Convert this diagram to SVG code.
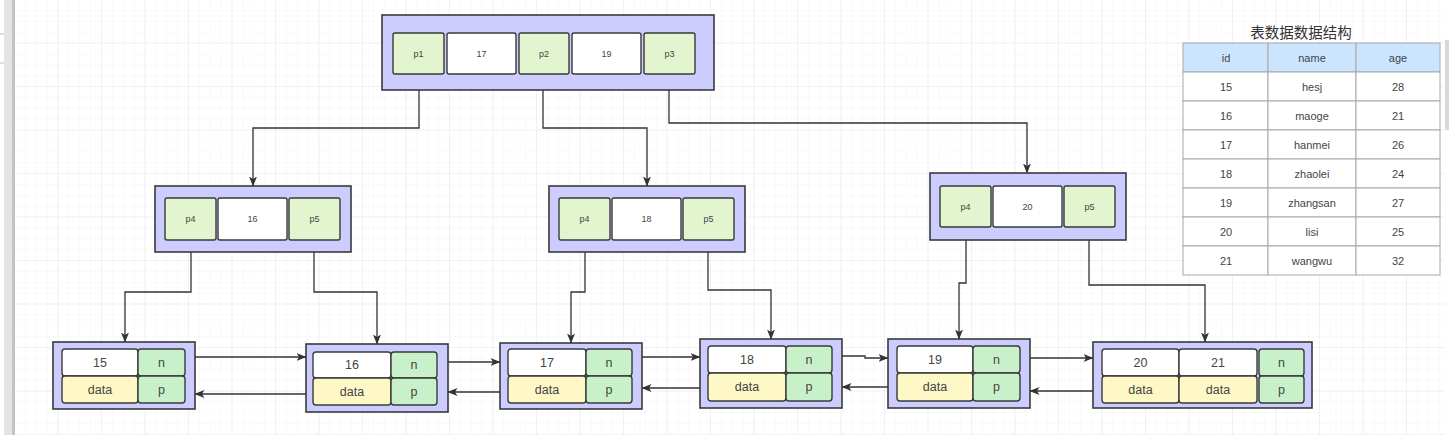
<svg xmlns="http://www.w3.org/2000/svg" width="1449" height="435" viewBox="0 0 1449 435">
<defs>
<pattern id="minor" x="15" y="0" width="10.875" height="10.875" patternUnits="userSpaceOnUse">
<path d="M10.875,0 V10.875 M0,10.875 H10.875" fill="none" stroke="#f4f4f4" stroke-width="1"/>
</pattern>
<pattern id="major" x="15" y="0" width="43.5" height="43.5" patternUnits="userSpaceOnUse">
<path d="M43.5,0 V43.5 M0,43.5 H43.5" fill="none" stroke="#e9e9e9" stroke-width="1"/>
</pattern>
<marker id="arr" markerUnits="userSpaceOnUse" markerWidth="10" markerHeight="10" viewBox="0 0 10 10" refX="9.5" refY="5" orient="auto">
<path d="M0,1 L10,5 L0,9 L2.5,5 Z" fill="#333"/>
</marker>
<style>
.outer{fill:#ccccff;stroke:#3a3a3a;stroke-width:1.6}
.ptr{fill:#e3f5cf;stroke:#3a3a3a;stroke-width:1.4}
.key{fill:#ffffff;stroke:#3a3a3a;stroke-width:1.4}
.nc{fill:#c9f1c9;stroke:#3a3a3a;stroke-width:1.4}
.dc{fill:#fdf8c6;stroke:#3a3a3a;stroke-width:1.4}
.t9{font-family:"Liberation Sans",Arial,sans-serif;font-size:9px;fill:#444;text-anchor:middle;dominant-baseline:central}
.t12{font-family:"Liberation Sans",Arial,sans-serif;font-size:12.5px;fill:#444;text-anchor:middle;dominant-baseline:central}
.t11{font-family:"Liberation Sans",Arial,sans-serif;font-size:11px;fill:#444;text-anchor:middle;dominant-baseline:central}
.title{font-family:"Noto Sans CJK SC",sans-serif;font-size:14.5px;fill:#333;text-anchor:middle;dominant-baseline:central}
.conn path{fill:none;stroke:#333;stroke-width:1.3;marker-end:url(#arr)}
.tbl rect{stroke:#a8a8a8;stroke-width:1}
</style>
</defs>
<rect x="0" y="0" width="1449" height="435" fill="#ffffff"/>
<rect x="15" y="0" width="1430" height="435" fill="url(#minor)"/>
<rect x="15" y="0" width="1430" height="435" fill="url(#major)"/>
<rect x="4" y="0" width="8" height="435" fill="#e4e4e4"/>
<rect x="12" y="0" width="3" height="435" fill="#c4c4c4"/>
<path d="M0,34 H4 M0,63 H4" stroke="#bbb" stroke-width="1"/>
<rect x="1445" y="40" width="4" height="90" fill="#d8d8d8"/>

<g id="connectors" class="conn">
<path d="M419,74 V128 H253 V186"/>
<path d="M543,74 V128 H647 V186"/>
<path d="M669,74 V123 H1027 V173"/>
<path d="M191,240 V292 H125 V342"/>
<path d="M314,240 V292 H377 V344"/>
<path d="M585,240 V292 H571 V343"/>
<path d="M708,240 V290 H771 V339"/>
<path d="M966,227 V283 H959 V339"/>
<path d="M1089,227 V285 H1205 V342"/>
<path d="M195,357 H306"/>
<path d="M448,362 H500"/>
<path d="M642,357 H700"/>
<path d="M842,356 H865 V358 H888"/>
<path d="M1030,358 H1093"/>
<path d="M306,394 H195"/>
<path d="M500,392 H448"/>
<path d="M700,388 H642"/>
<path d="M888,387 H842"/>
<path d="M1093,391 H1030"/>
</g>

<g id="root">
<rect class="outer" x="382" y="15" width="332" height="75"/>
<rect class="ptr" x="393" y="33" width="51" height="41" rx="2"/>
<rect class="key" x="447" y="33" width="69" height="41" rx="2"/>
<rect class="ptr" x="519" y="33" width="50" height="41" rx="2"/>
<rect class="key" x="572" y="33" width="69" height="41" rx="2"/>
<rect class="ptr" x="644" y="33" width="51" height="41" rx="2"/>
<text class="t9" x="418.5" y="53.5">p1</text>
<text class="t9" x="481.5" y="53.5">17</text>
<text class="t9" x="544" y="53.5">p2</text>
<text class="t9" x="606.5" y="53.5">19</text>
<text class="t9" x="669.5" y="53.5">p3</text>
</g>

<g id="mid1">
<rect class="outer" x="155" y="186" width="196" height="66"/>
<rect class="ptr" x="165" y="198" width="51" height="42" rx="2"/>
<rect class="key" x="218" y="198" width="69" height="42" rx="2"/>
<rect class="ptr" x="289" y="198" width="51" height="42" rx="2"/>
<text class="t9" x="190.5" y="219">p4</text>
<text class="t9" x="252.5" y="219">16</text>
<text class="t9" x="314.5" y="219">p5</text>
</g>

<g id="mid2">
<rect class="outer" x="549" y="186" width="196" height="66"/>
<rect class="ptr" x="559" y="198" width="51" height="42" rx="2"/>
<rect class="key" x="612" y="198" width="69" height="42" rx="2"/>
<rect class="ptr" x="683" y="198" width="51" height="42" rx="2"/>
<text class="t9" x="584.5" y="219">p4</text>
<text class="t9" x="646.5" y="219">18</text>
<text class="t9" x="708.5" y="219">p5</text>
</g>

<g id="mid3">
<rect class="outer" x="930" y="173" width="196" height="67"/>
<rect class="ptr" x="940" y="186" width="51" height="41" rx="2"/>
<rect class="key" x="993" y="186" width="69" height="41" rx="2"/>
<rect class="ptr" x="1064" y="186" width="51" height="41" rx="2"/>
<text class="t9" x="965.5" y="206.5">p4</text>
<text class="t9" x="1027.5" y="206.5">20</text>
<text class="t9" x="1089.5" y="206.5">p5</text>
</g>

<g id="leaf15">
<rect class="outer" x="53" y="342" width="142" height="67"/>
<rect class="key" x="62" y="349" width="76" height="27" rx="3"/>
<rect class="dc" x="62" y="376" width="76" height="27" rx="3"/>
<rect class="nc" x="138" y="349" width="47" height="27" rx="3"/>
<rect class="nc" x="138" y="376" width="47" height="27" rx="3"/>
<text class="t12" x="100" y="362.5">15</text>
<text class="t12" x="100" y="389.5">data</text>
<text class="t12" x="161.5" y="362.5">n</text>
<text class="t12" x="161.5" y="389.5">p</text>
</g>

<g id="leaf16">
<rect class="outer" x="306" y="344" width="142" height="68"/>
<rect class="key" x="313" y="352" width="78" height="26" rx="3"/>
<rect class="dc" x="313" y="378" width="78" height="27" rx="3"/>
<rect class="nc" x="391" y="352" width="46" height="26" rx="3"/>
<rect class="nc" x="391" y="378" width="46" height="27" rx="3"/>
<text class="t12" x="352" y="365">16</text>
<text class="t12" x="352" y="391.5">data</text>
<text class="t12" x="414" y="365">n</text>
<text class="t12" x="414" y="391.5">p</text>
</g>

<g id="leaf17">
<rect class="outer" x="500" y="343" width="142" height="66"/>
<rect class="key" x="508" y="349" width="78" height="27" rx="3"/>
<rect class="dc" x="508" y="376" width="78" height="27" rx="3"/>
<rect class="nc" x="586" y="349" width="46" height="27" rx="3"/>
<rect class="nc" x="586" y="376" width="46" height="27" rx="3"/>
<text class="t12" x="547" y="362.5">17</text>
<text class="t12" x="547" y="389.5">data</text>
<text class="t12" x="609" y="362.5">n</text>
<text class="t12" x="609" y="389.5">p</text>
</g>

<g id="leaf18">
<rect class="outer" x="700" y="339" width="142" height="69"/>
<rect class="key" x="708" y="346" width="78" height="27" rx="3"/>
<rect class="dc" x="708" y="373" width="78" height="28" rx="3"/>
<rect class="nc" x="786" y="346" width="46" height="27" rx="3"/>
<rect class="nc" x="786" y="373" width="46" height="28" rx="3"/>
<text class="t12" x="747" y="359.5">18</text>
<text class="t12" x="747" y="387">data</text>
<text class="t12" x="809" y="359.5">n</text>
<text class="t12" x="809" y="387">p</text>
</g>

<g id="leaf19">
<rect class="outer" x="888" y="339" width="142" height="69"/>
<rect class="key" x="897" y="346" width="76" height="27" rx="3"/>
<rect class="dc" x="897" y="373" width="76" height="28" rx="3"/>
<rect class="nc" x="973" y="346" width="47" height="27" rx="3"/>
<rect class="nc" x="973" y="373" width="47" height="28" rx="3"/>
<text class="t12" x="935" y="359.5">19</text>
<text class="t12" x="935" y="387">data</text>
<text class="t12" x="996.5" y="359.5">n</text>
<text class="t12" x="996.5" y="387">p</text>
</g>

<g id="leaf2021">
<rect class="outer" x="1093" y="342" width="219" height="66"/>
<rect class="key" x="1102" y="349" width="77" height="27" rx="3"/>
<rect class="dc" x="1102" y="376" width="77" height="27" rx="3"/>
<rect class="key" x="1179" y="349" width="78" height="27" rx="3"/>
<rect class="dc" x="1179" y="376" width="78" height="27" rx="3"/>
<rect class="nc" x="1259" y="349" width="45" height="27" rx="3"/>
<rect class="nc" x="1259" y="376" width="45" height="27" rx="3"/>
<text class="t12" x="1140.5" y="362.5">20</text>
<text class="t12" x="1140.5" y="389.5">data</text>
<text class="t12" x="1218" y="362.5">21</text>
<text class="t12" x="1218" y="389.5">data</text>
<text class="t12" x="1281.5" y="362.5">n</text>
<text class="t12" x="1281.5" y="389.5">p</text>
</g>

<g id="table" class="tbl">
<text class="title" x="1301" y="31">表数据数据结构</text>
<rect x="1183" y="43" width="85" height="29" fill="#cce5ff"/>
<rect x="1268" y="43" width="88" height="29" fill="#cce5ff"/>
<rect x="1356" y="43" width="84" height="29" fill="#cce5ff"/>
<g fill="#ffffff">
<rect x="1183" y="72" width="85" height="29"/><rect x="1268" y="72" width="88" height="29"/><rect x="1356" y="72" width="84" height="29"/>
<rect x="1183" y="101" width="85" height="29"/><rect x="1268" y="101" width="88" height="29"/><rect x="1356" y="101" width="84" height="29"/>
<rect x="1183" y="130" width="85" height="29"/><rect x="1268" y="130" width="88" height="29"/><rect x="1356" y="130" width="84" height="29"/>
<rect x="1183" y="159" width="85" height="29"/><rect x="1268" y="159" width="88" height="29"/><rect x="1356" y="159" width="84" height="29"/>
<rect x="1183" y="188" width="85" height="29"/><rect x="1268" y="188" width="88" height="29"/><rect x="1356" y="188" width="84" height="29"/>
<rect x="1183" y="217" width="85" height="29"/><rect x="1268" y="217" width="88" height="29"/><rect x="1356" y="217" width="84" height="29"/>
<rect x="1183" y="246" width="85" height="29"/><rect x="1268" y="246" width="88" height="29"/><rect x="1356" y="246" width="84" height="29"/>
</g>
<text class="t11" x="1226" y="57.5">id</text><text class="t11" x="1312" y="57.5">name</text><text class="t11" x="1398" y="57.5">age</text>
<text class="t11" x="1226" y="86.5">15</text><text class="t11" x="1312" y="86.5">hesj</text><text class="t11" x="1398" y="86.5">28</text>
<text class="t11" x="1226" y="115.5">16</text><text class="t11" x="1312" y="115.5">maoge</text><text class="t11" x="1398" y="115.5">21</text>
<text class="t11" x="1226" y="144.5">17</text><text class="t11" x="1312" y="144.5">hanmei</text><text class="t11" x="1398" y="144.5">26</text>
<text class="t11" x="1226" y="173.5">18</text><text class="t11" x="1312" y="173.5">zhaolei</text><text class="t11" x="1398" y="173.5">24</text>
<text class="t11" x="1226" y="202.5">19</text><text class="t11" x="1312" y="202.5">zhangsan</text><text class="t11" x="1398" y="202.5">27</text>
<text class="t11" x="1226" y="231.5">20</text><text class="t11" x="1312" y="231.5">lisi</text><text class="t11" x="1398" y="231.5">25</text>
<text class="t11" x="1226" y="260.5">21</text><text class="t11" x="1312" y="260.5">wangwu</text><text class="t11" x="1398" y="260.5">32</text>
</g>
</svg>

---

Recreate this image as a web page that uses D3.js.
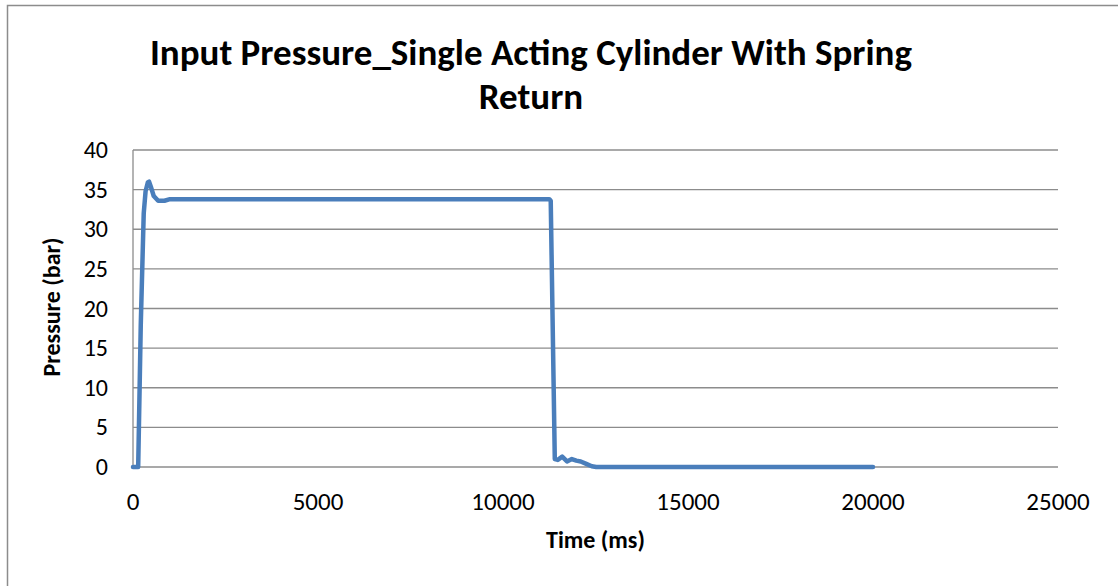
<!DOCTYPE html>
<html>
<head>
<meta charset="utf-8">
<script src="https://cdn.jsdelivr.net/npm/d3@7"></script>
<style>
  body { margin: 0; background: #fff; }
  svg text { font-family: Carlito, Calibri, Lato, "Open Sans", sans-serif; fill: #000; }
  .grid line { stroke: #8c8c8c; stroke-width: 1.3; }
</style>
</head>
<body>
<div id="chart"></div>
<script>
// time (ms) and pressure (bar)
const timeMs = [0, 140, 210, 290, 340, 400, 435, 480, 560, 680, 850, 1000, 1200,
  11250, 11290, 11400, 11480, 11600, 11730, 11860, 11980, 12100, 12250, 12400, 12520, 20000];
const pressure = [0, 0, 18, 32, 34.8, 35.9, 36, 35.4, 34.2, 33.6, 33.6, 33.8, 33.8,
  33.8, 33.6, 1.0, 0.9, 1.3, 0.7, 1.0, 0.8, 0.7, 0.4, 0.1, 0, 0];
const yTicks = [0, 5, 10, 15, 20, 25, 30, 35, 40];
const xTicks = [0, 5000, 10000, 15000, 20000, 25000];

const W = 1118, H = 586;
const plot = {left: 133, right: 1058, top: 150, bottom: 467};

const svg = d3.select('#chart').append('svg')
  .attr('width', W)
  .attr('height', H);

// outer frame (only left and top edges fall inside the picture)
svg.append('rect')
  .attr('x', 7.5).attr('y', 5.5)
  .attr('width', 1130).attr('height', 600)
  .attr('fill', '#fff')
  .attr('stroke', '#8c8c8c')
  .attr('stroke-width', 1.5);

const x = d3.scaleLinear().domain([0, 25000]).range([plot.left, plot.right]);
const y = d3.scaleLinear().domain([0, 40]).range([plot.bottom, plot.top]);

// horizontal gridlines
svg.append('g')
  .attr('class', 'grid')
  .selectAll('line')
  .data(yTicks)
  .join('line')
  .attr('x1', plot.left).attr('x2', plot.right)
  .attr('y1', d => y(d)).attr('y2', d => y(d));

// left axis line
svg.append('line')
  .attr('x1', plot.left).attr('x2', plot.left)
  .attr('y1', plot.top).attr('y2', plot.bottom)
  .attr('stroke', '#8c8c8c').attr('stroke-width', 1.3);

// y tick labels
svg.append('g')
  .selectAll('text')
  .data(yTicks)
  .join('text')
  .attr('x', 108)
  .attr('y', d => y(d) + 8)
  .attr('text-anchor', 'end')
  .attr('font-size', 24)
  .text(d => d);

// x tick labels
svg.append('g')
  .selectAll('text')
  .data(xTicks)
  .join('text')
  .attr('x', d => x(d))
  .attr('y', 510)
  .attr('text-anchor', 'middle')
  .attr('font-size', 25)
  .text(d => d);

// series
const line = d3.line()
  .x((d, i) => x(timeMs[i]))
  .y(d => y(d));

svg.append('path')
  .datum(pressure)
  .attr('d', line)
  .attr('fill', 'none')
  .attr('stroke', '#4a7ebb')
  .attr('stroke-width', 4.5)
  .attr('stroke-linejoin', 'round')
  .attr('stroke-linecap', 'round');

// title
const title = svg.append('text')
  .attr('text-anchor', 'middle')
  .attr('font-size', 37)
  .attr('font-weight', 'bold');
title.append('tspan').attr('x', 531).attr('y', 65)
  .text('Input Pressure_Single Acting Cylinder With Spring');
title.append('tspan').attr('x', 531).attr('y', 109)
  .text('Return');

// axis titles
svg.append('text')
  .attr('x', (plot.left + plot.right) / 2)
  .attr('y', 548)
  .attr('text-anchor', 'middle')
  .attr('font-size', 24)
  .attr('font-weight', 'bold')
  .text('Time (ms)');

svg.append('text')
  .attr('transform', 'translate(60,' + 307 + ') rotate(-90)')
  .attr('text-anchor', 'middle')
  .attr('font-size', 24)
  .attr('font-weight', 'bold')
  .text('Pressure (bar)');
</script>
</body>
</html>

> [Task to complete] Copy out every line in the entries above that holds "this".

> [Output]
Convert this diagram to SVG code.
Recreate this image as a web page that uses D3.js.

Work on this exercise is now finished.